Il francese Joseph Henri Léveillé (1796-1870) nel 1837 osservò per primo la disposizione delle spore a gruppi di quattro all’esterno di altre cellule chiamate basidi (da cui Basidiomiceti).
Il maggiore studioso italiano di funghi ipogei è stato sicuramente Carlo Vittadini (1800-1865), che fu anche un grande tossicologo.
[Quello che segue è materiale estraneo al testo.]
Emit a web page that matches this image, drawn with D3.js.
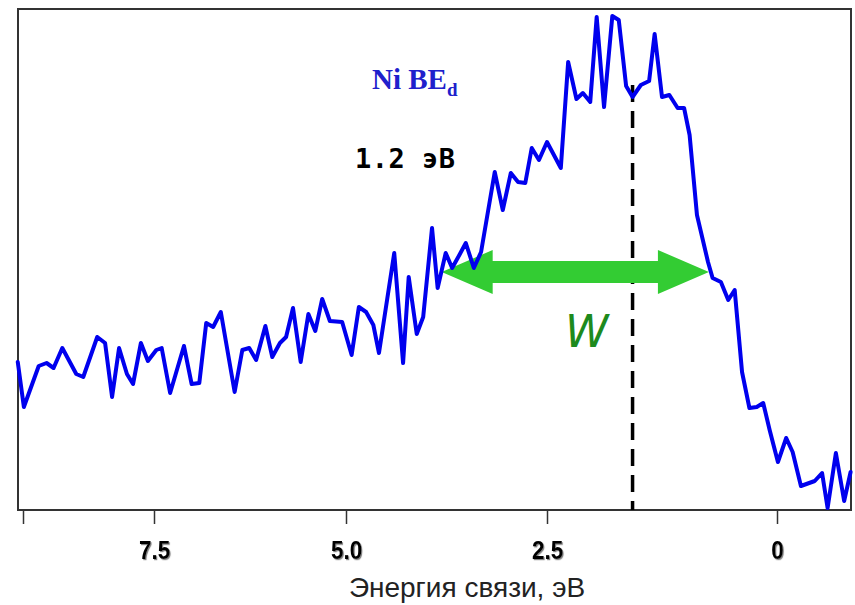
<!DOCTYPE html>
<html>
<head>
<meta charset="utf-8">
<script src="https://cdn.jsdelivr.net/npm/d3@7"></script>
<style>
  body { margin: 0; background: #fff; }
  svg { display: block; }
</style>
</head>
<body>
<svg id="chart" width="855" height="605"></svg>
<script>
// Ni valence band spectrum: binding energy (eV) and intensity (arb. units)
const energy = [
  9.06, 8.99, 8.82, 8.73, 8.65, 8.55, 8.39, 8.31, 8.15, 8.06,
  7.98, 7.90, 7.81, 7.74, 7.65, 7.57, 7.47, 7.40, 7.29, 7.11,
  7.01, 6.91, 6.82, 6.73, 6.63, 6.45, 6.35, 6.26, 6.17, 6.05,
  5.96, 5.86, 5.78, 5.69, 5.59, 5.49, 5.40, 5.31, 5.21, 5.05,
  4.93, 4.84, 4.75, 4.66, 4.59, 4.40, 4.29, 4.22, 4.12, 4.04,
  3.93, 3.86, 3.76, 3.68, 3.59, 3.51, 3.41, 3.32, 3.15, 3.05,
  2.95, 2.86, 2.77, 2.69, 2.60, 2.50, 2.35, 2.27, 2.18, 2.11,
  2.03, 1.96, 1.88, 1.79, 1.72, 1.64, 1.57, 1.48, 1.39, 1.33,
  1.25, 1.17, 1.08, 1.01, 0.95, 0.87, 0.75, 0.70, 0.61, 0.53,
  0.46, 0.38, 0.30, 0.22, 0.15, 0.08, -0.01, -0.10, -0.17, -0.26,
  -0.41, -0.49, -0.55, -0.64, -0.73, -0.80
];
const intensity = [
  29.6, 20.6, 28.8, 29.4, 28.4, 32.4, 27.2, 26.6, 34.6, 33.4,
  22.6, 32.4, 27.2, 25.2, 33.4, 29.8, 32.0, 32.4, 23.4, 32.8,
  25.2, 25.4, 37.4, 36.6, 39.6, 23.6, 32.0, 32.4, 30.0, 36.8,
  30.6, 33.4, 34.6, 40.4, 29.6, 39.2, 35.8, 42.2, 37.8, 37.6,
  31.0, 40.6, 39.6, 37.0, 31.4, 51.4, 29.4, 46.6, 35.2, 38.6,
  56.4, 44.4, 51.4, 48.4, 51.0, 53.4, 48.4, 51.6, 67.6, 60.0,
  67.4, 65.6, 65.4, 72.4, 70.0, 73.6, 68.4, 89.6, 82.2, 83.4,
  81.6, 98.6, 80.6, 98.8, 98.0, 84.8, 82.6, 85.0, 85.8, 95.2,
  82.6, 83.0, 80.4, 80.4, 75.0, 59.0, 49.6, 46.4, 45.6, 42.0,
  44.0, 27.6, 20.4, 20.6, 21.4, 16.0, 9.6, 14.4, 11.6, 4.8,
  5.8, 7.4, 0.4, 11.4, 1.8, 7.6
];

// Axis ticks (the first tick carries no label)
const tickValues = [9.0, 7.5, 5.0, 2.5, 0];
const tickLabels = ["", "7.5", "5.0", "2.5", "0"];

// Width of the d band at half maximum and the band position marker
const halfMax = 47.6;
const widthEdges = [3.81, 0.74];
const markerEnergy = 1.57;
const markerTop = 85;

const title = "Ni BE";
const titleSub = "d";
const shiftLabel = "1.2 эВ";
const widthLabel = "W";
const xTitle = "Энергия связи, эВ";

const svg = d3.select("#chart");

// Energy axis runs right-to-left; the tick spacing follows the printed axis.
const x = d3.scaleLinear()
  .domain(tickValues)
  .range([23, 154, 346, 547, 777]);
const y = d3.scaleLinear().domain([0, 100.2]).range([510, 9]);

const defs = svg.append("defs");
const shadow = defs.append("filter").attr("id", "shade")
  .attr("x", "-10%").attr("y", "-10%").attr("width", "130%").attr("height", "130%");
shadow.append("feDropShadow")
  .attr("dx", 1.2).attr("dy", 1.2).attr("stdDeviation", 0.4)
  .attr("flood-color", "#777").attr("flood-opacity", 0.9);

// Plot frame
svg.append("rect")
  .attr("x", 18).attr("y", 9).attr("width", 833).attr("height", 501)
  .attr("fill", "none").attr("stroke", "#333").attr("stroke-width", 2);

// Bottom axis
const axis = d3.axisBottom(x)
  .tickValues(tickValues)
  .tickSize(13)
  .tickPadding(17)
  .tickFormat((d, i) => tickLabels[i]);
const gx = svg.append("g").attr("transform", "translate(0,511)").call(axis);
gx.select(".domain").remove();
gx.selectAll(".tick line").attr("stroke", "#333").attr("stroke-width", 1.5);
gx.selectAll(".tick text")
  .attr("fill", "#000")
  .attr("font-family", "'Liberation Sans', Arial, sans-serif")
  .attr("font-weight", "bold")
  .attr("font-size", 25)
  .attr("transform", "scale(0.9,1)")
  .attr("filter", "url(#shade)");

svg.append("text")
  .attr("x", 467).attr("y", 597)
  .attr("text-anchor", "middle")
  .attr("font-family", "'Liberation Sans', Arial, sans-serif")
  .attr("font-size", 28)
  .attr("fill", "#222")
  .text(xTitle);

// Dashed marker at the band position
svg.append("line")
  .attr("x1", x(markerEnergy)).attr("x2", x(markerEnergy))
  .attr("y1", y(markerTop)).attr("y2", y(0))
  .attr("stroke", "#000").attr("stroke-width", 3.5)
  .attr("stroke-dasharray", "17,9");

// Double-headed arrow spanning the width at half maximum
const xl = x(widthEdges[0]), xr = x(widthEdges[1]), yc = y(halfMax);
const head = 51, hw = 22, sw = 11;
const arrowPts = [
  [xl, yc], [xl + head, yc - hw], [xl + head, yc - sw], [xr - head, yc - sw],
  [xr - head, yc - hw], [xr, yc], [xr - head, yc + hw], [xr - head, yc + sw],
  [xl + head, yc + sw], [xl + head, yc + hw]
];
svg.append("path")
  .attr("d", d3.line()(arrowPts) + "Z")
  .attr("fill", "#33cc33");

// Spectrum
const pts = energy.map((e, i) => [e, intensity[i]]);
svg.append("path")
  .datum(pts)
  .attr("d", d3.line().x(d => x(d[0])).y(d => y(d[1])))
  .attr("fill", "none")
  .attr("stroke", "#0000ee")
  .attr("stroke-width", 4)
  .attr("stroke-linejoin", "round")
  .attr("stroke-linecap", "round");

// Annotations
const t = svg.append("text")
  .attr("x", 372).attr("y", 89)
  .attr("font-family", "'Liberation Serif', 'Times New Roman', serif")
  .attr("font-weight", "bold")
  .attr("font-size", 29)
  .attr("fill", "#2020cc");
t.append("tspan").text(title);
t.append("tspan").attr("font-size", 19).attr("dy", 7).text(titleSub);

svg.append("text")
  .attr("x", 355).attr("y", 168)
  .attr("font-family", "'DejaVu Sans Mono', monospace")
  .attr("font-weight", "bold")
  .attr("font-size", 27)
  .attr("letter-spacing", 0.5)
  .attr("fill", "#000")
  .text(shiftLabel);

svg.append("text")
  .attr("x", 565).attr("y", 347)
  .attr("font-family", "'DejaVu Sans', sans-serif")
  .attr("font-style", "italic")
  .attr("font-size", 44)
  .attr("fill", "#1d8a1d")
  .text(widthLabel);
</script>
</body>
</html>
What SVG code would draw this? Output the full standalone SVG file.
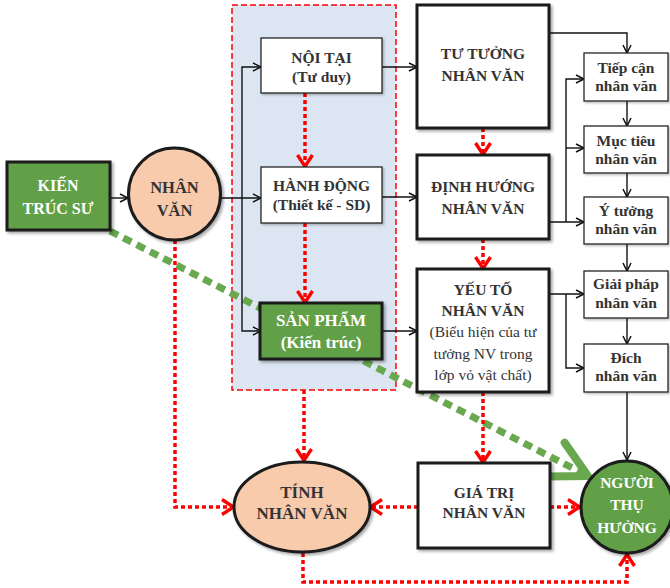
<svg xmlns="http://www.w3.org/2000/svg" width="670" height="588" viewBox="0 0 670 588">
<defs>
<style>
.t{font-family:"Liberation Serif","Times New Roman",serif;font-weight:bold;font-size:15.5px;fill:#333;text-anchor:middle}
.tw{fill:#fff}
.tn{font-weight:normal}
.big{font-size:17px}
.thin{fill:#fff;stroke:#222;stroke-width:1.3;filter:url(#sh1)}
.thick{fill:#fff;stroke:#1a1a1a;stroke-width:3;filter:url(#sh)}
.green{fill:#62a046}
.peach{fill:#f8cbad}
.blk{fill:none;stroke:#111;stroke-width:1.4;marker-end:url(#ab)}
.red{fill:none;stroke:#ff0000;stroke-width:3.5;stroke-dasharray:4 3}
.ra{marker-end:url(#ar)}
</style>
<filter id="sh" x="-10%" y="-10%" width="130%" height="130%"><feDropShadow dx="2" dy="2" stdDeviation="1.5" flood-color="#000" flood-opacity="0.35"/></filter>
<filter id="sh1" x="-10%" y="-10%" width="130%" height="130%"><feDropShadow dx="1.5" dy="1.5" stdDeviation="1" flood-color="#000" flood-opacity="0.25"/></filter>
<marker id="ab" viewBox="0 0 10 10" refX="9" refY="5" markerWidth="10" markerHeight="10" markerUnits="userSpaceOnUse" orient="auto" overflow="visible">
<path d="M1,1 L9,5 L1,9" fill="none" stroke="#111" stroke-width="1.5"/>
</marker>
<marker id="ar" viewBox="0 0 14 18" refX="13" refY="9" markerWidth="14" markerHeight="18" markerUnits="userSpaceOnUse" orient="auto" overflow="visible">
<path d="M1,1.5 L12.5,9 L1,16.5" fill="none" stroke="#ff0000" stroke-width="3.4"/>
</marker>
<marker id="ag" viewBox="-50 -30 60 60" refX="0" refY="0" markerWidth="60" markerHeight="60" markerUnits="userSpaceOnUse" orient="auto" overflow="visible">
<path d="M-36,-19 L0,0 L-36,19" fill="none" stroke="#6aa84f" stroke-width="8" stroke-linecap="round" stroke-linejoin="round"/>
</marker>
</defs>
<rect width="670" height="588" fill="#fff"/>
<g id="group-box">
<rect x="232" y="5" width="164" height="385" fill="#dce6f2" stroke="#ff0000" stroke-width="1.5" stroke-dasharray="6 3"/>
</g>
<g id="connectors">
<path d="M110,231 L588,476" fill="none" stroke="#6aa84f" stroke-width="7" stroke-dasharray="9 6" marker-end="url(#ag)"/>
<path class="blk" d="M110,198 H128"/>
<path class="blk" d="M220,198 H261"/>
<path class="blk" d="M242,198 V67 H261"/>
<path class="blk" d="M242,198 V331 H261"/>
<path class="blk" d="M382,67 H417"/>
<path class="blk" d="M382,197 H417"/>
<path class="blk" d="M382,331 H417"/>
<path class="blk" d="M549,33 H627 V53"/>
<path class="blk" d="M549,222 H584"/>
<path class="blk" d="M566,222 V79 H584"/>
<path class="blk" d="M566,148 H584"/>
<path class="blk" d="M549,294 H584"/>
<path class="blk" d="M566,294 V368 H584"/>
<path class="blk" d="M627,101 V126"/>
<path class="blk" d="M627,173 V197"/>
<path class="blk" d="M627,244 V271"/>
<path class="blk" d="M627,318 V344"/>
<path class="blk" d="M627,392 V460"/>
<path class="red ra" d="M305,93 V167"/>
<path class="red ra" d="M305,223 V303"/>
<path class="red ra" d="M483,128 V155"/>
<path class="red ra" d="M483,239 V269"/>
<path class="red ra" d="M304,390 V461"/>
<path class="red ra" d="M483,392 V463"/>
<path class="red ra" d="M175,240 V507 H234"/>
<path class="red ra" d="M418,507 H370"/>
<path class="red ra" d="M550,507 H580"/>
<path class="red ra" d="M303,553 V582 H627 V554"/>
</g>
<g id="kien-truc-su">
<rect x="7" y="162" width="103" height="68" class="thick green"/>
<text class="t tw" x="58" y="191" style="font-size:16px">KIẾN</text>
<text class="t tw" x="58" y="214" style="font-size:16px">TRÚC SƯ</text>
</g>
<g id="nhan-van">
<circle cx="174.5" cy="194" r="46" class="thick peach"/>
<text class="t" x="174.5" y="193" style="font-size:16.5px">NHÂN</text>
<text class="t" x="174.5" y="216" style="font-size:16.5px">VĂN</text>
</g>
<g id="noi-tai">
<rect x="261" y="38" width="121" height="55" class="thin"/>
<text class="t" x="321.5" y="63">NỘI TẠI</text>
<text class="t" x="321.5" y="82">(Tư duy)</text>
</g>
<g id="hanh-dong">
<rect x="261" y="167" width="121" height="56" class="thin"/>
<text class="t" x="321.5" y="191">HÀNH ĐỘNG</text>
<text class="t" x="321.5" y="210">(Thiết kế - SD)</text>
</g>
<g id="san-pham">
<rect x="260" y="303" width="122" height="56" class="thick green"/>
<text class="t tw big" x="321" y="326">SẢN PHẨM</text>
<text class="t tw big" x="321" y="348">(Kiến trúc)</text>
</g>
<g id="tu-tuong">
<rect x="417" y="5" width="132" height="123" class="thick"/>
<text class="t" x="483" y="59">TƯ TƯỞNG</text>
<text class="t" x="483" y="81">NHÂN VĂN</text>
</g>
<g id="dinh-huong">
<rect x="417" y="155" width="132" height="84" class="thick"/>
<text class="t" x="483" y="192">ĐỊNH HƯỚNG</text>
<text class="t" x="483" y="214">NHÂN VĂN</text>
</g>
<g id="yeu-to">
<rect x="417" y="269" width="132" height="123" class="thick"/>
<text class="t" x="483" y="295">YẾU TỐ</text>
<text class="t" x="483" y="316">NHÂN VĂN</text>
<text class="t tn" x="483" y="337">(Biểu hiện của tư</text>
<text class="t tn" x="483" y="359">tưởng NV trong</text>
<text class="t tn" x="483" y="380">lớp vỏ vật chất)</text>
</g>
<g id="tiep-can">
<rect x="584" y="53" width="84" height="48" class="thin"/>
<text class="t" x="626" y="73">Tiếp cận</text>
<text class="t" x="626" y="91">nhân văn</text>
</g>
<g id="muc-tieu">
<rect x="584" y="126" width="84" height="47" class="thin"/>
<text class="t" x="626" y="146">Mục tiêu</text>
<text class="t" x="626" y="164">nhân văn</text>
</g>
<g id="y-tuong">
<rect x="584" y="197" width="84" height="47" class="thin"/>
<text class="t" x="626" y="216">Ý tưởng</text>
<text class="t" x="626" y="234">nhân văn</text>
</g>
<g id="giai-phap">
<rect x="584" y="271" width="84" height="47" class="thin"/>
<text class="t" x="626" y="289">Giải pháp</text>
<text class="t" x="626" y="308">nhân văn</text>
</g>
<g id="dich">
<rect x="584" y="344" width="84" height="48" class="thin"/>
<text class="t" x="626" y="363">Đích</text>
<text class="t" x="626" y="381">nhân văn</text>
</g>
<g id="tinh-nhan-van">
<ellipse cx="302" cy="507" rx="68" ry="45" class="thick peach"/>
<text class="t big" x="302" y="498">TÍNH</text>
<text class="t big" x="302" y="519">NHÂN VĂN</text>
</g>
<g id="gia-tri">
<rect x="418" y="463" width="132" height="85" class="thick"/>
<text class="t" x="484" y="498">GIÁ TRỊ</text>
<text class="t" x="484" y="518">NHÂN VĂN</text>
</g>
<g id="nguoi-thu-huong">
<circle cx="627" cy="507" r="46" class="thick green"/>
<text class="t tw" x="627" y="488">NGƯỜI</text>
<text class="t tw" x="627" y="510">THỤ</text>
<text class="t tw" x="627" y="533">HƯỞNG</text>
</g>
</svg>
Famoso ed importante il suo Trattato sui funghi mangerecci più conosciuti e paragoni con quelli velenosi con cui possono essere confusi (1844).
Il XX-XXI secolo
Con la Sylloge fungorum omnium ucusque cognitorum Pier Andrea Saccardo (1845-1920), tra il 1882 e il 1913 ordinò, sistematicamente, in ben 22 volumi, tutto il sapere micologico fino ad allora conosciuto, trattando circa 80.000 specie descritte nelle opere precedenti di tutto il mondo.
Infine, uno dei più importanti micologi di tutti i tempi e, comunque, la massima figura della micologia italiana, fu il sacerdote italiano Giacomo Bresadola (1847- 1929) autore di diversi trattati in materia micologica.
Dopo questa veloce carrellata delle figure più importanti della micologia italiana ed europea, e prima di entrare nel vivo della trattazione, diciamo che, attualmente, lo studio della micologia si è specializzato e settorializzato: così alla micologia descrittiva si aggiungono gli studi sulla citologia, nutrizione e biochimismo dei funghi.